** Start Supplied entries **

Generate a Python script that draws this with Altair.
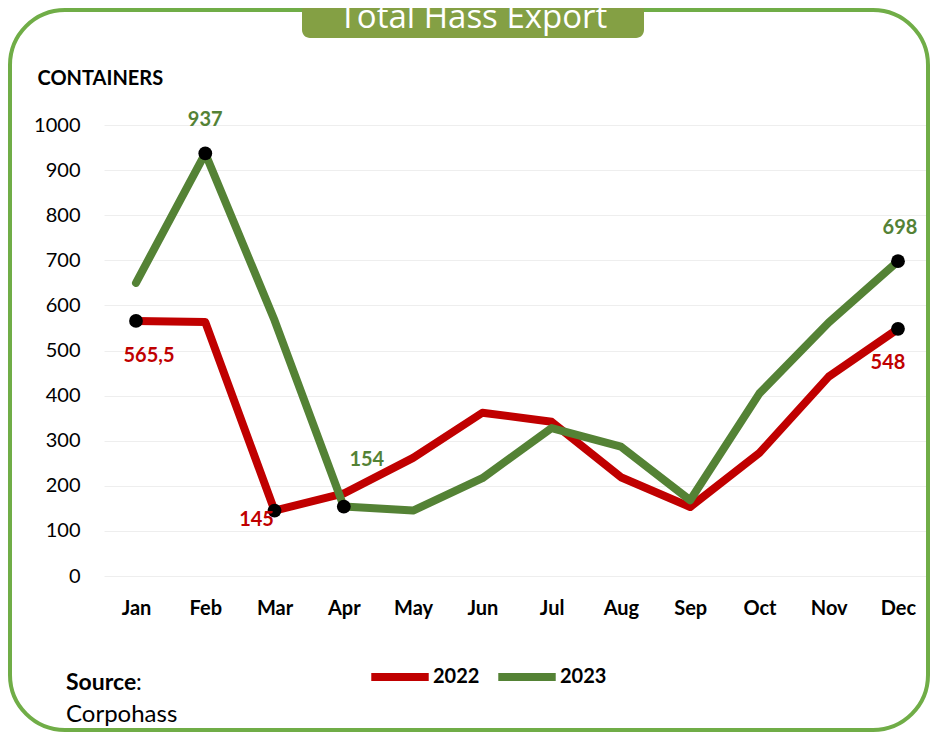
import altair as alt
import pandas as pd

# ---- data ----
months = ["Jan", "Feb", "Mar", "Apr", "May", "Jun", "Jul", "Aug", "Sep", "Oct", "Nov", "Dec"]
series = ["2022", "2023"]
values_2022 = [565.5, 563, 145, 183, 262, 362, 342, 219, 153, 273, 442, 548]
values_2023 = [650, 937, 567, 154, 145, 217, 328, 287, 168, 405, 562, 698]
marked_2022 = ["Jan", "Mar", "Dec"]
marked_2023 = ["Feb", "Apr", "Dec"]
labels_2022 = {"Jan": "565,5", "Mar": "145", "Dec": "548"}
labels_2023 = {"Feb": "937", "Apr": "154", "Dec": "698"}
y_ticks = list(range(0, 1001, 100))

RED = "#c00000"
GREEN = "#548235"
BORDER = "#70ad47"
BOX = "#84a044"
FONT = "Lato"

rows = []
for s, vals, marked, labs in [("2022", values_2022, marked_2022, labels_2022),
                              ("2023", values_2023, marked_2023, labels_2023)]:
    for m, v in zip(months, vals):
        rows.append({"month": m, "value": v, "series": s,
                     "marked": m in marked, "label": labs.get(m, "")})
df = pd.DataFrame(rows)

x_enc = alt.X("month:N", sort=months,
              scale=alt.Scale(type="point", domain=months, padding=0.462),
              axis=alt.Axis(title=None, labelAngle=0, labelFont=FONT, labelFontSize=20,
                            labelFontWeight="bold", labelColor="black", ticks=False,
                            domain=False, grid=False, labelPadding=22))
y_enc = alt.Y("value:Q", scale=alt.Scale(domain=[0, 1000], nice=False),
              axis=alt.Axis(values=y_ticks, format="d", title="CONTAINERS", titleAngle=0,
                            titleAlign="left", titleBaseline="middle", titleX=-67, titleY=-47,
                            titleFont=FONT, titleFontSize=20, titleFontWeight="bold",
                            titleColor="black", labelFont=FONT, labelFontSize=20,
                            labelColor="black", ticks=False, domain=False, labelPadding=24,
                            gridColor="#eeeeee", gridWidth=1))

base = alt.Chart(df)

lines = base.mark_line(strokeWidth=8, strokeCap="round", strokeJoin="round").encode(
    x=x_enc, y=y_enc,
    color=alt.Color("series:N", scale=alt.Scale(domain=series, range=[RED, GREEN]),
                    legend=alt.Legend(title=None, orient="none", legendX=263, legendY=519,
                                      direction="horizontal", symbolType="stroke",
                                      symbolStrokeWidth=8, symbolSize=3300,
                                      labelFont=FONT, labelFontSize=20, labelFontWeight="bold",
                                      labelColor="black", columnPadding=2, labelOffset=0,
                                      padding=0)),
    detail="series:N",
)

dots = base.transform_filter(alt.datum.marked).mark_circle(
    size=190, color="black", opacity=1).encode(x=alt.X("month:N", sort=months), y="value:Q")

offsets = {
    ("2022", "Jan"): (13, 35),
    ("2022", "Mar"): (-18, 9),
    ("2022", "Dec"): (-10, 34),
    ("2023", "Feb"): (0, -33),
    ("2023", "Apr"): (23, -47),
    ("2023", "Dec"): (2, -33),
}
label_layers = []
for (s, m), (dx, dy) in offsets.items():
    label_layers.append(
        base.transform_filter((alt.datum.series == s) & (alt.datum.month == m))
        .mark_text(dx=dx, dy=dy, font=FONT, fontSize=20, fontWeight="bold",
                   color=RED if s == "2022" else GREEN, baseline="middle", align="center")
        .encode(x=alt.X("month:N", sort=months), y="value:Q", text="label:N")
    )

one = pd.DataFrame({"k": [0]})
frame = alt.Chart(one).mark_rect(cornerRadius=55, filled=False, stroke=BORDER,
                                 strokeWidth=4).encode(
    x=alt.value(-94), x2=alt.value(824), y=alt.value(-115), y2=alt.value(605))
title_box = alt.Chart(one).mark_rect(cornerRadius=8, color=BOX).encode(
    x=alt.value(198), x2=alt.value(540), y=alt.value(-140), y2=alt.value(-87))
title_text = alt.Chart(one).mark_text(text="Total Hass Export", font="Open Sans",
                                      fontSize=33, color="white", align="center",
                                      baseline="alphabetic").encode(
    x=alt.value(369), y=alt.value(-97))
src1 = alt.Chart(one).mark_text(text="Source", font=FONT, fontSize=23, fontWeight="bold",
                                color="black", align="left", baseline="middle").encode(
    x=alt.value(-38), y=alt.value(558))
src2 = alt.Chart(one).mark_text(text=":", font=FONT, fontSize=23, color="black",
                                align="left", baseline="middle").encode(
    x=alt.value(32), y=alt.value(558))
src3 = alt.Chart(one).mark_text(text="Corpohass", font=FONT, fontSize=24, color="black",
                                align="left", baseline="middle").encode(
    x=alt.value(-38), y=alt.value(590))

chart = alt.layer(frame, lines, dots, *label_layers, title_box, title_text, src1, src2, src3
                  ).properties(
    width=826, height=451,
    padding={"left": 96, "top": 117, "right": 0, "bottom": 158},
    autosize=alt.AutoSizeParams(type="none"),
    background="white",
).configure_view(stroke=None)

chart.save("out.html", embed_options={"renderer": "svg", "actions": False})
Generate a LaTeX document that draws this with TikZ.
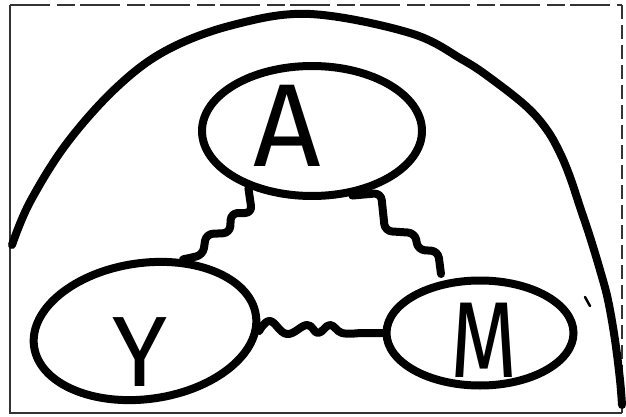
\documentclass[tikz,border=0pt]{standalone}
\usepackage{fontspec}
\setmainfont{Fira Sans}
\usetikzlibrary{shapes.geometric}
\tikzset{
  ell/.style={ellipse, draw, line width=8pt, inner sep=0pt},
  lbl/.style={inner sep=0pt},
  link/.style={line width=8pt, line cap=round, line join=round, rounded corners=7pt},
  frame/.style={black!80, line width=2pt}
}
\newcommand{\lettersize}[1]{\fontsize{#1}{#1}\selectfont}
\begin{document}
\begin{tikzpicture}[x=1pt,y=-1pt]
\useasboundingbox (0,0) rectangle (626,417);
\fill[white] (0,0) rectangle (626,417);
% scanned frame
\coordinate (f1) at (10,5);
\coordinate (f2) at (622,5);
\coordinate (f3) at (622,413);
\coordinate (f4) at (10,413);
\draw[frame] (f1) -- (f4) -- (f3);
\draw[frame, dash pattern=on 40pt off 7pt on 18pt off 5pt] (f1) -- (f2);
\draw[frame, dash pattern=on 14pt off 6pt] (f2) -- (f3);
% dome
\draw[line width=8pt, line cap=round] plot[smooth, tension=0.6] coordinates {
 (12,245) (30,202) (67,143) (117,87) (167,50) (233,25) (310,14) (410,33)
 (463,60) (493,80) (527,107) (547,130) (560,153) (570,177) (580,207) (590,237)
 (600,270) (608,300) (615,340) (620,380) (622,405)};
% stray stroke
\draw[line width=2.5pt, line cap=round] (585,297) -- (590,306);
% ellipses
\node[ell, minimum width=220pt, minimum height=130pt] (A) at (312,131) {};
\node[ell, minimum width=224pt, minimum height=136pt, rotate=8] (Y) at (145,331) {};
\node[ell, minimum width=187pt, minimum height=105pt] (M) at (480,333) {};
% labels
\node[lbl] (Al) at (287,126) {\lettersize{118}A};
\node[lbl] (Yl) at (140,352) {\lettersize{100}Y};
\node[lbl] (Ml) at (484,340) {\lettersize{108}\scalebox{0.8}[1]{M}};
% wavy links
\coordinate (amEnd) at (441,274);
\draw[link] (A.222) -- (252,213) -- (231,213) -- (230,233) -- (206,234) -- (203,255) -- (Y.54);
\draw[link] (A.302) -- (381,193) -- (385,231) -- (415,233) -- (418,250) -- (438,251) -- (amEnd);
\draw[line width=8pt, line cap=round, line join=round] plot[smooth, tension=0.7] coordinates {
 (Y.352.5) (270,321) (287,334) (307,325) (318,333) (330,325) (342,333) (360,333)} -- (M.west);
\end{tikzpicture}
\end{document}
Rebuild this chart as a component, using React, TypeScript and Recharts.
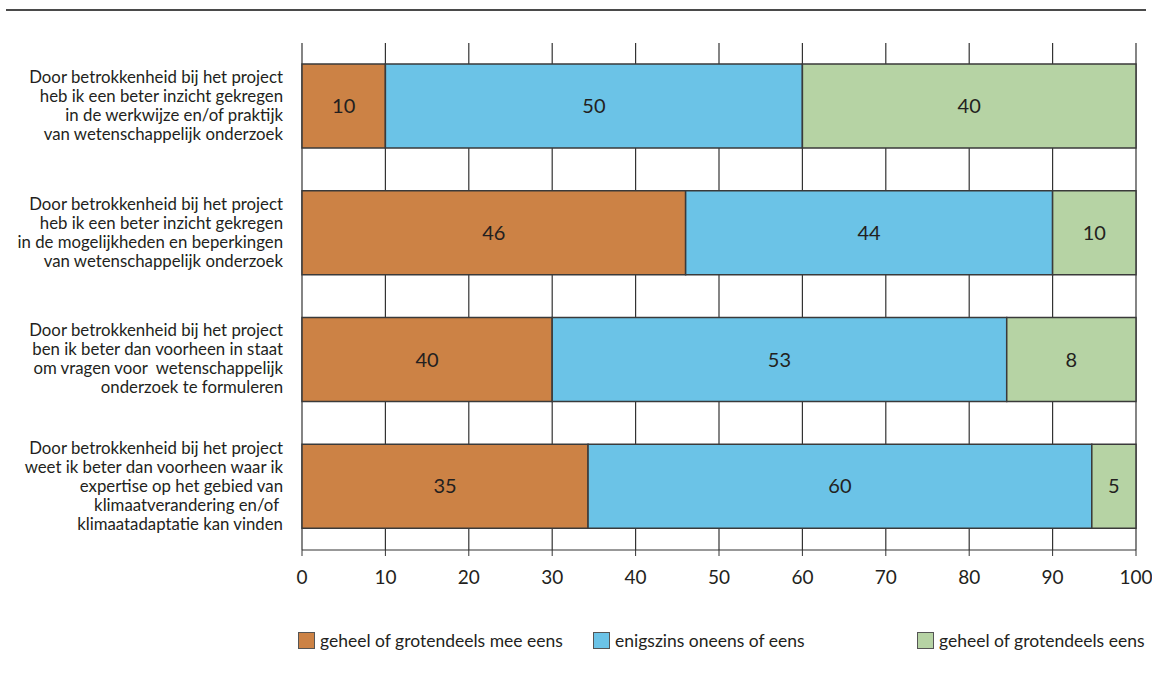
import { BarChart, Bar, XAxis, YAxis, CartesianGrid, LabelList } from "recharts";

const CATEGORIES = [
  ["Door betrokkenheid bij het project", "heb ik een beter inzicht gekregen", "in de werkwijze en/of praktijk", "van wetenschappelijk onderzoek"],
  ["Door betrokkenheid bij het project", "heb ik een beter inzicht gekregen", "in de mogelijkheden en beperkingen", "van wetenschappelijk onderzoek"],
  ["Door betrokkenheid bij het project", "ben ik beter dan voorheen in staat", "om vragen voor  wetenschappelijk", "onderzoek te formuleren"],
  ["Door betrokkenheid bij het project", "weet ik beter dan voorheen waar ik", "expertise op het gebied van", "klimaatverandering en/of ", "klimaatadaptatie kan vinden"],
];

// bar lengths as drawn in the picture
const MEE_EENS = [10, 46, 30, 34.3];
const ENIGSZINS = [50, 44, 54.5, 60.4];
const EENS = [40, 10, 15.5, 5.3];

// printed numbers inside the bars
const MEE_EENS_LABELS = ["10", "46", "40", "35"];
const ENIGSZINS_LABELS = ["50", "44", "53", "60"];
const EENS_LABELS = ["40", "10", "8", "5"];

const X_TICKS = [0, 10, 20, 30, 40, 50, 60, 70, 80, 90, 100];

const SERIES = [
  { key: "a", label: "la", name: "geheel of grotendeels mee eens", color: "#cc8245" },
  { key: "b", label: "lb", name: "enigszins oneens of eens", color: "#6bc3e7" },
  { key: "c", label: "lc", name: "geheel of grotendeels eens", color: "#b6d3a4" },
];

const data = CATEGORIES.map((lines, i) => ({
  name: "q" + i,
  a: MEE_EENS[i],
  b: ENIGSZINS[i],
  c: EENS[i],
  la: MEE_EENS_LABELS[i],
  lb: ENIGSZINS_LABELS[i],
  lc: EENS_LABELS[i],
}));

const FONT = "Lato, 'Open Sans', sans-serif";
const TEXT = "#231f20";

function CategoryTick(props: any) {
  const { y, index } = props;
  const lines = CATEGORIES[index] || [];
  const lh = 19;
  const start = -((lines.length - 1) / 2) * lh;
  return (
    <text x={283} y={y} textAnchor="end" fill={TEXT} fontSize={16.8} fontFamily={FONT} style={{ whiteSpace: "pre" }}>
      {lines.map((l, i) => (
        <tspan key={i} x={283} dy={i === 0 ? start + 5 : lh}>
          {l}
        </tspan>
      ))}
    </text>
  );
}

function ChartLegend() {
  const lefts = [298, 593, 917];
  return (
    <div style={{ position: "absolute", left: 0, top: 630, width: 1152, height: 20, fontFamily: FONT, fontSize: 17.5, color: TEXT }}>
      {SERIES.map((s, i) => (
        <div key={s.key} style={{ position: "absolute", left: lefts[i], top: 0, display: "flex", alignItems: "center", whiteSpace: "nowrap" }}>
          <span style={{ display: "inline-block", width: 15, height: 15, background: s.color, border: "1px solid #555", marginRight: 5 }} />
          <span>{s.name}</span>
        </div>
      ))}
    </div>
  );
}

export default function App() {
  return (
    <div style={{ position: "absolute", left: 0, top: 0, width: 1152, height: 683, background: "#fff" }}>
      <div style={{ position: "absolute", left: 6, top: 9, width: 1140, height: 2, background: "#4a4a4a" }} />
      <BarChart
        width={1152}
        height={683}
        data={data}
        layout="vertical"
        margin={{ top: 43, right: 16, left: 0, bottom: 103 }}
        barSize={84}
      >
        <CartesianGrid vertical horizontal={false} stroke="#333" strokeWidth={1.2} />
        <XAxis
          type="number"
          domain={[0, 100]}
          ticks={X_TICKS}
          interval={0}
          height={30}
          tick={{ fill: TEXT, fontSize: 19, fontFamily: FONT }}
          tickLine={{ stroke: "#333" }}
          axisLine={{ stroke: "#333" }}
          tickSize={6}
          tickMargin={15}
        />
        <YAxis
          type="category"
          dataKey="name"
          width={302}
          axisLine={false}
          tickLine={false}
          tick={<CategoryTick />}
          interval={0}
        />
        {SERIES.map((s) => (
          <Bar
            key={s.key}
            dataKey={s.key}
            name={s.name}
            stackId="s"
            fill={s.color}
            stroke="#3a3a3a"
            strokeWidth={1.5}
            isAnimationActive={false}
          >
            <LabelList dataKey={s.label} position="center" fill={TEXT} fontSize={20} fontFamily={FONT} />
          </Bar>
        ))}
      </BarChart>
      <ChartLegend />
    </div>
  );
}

** End Supplied entries **

→ **What this task involves**: Transcribe exactly, please, the lines between the start of the records above and the line holding "df = pd.DataFrame(rows)", counting both of those lines and omitting pictures.

→ **Exercise result**:
Generate a Python script that draws this with Altair.
import altair as alt
import pandas as pd

# ---- data ----
months = ["Jan", "Feb", "Mar", "Apr", "May", "Jun", "Jul", "Aug", "Sep", "Oct", "Nov", "Dec"]
series = ["2022", "2023"]
values_2022 = [565.5, 563, 145, 183, 262, 362, 342, 219, 153, 273, 442, 548]
values_2023 = [650, 937, 567, 154, 145, 217, 328, 287, 168, 405, 562, 698]
marked_2022 = ["Jan", "Mar", "Dec"]
marked_2023 = ["Feb", "Apr", "Dec"]
labels_2022 = {"Jan": "565,5", "Mar": "145", "Dec": "548"}
labels_2023 = {"Feb": "937", "Apr": "154", "Dec": "698"}
y_ticks = list(range(0, 1001, 100))

RED = "#c00000"
GREEN = "#548235"
BORDER = "#70ad47"
BOX = "#84a044"
FONT = "Lato"

rows = []
for s, vals, marked, labs in [("2022", values_2022, marked_2022, labels_2022),
                              ("2023", values_2023, marked_2023, labels_2023)]:
    for m, v in zip(months, vals):
        rows.append({"month": m, "value": v, "series": s,
                     "marked": m in marked, "label": labs.get(m, "")})
df = pd.DataFrame(rows)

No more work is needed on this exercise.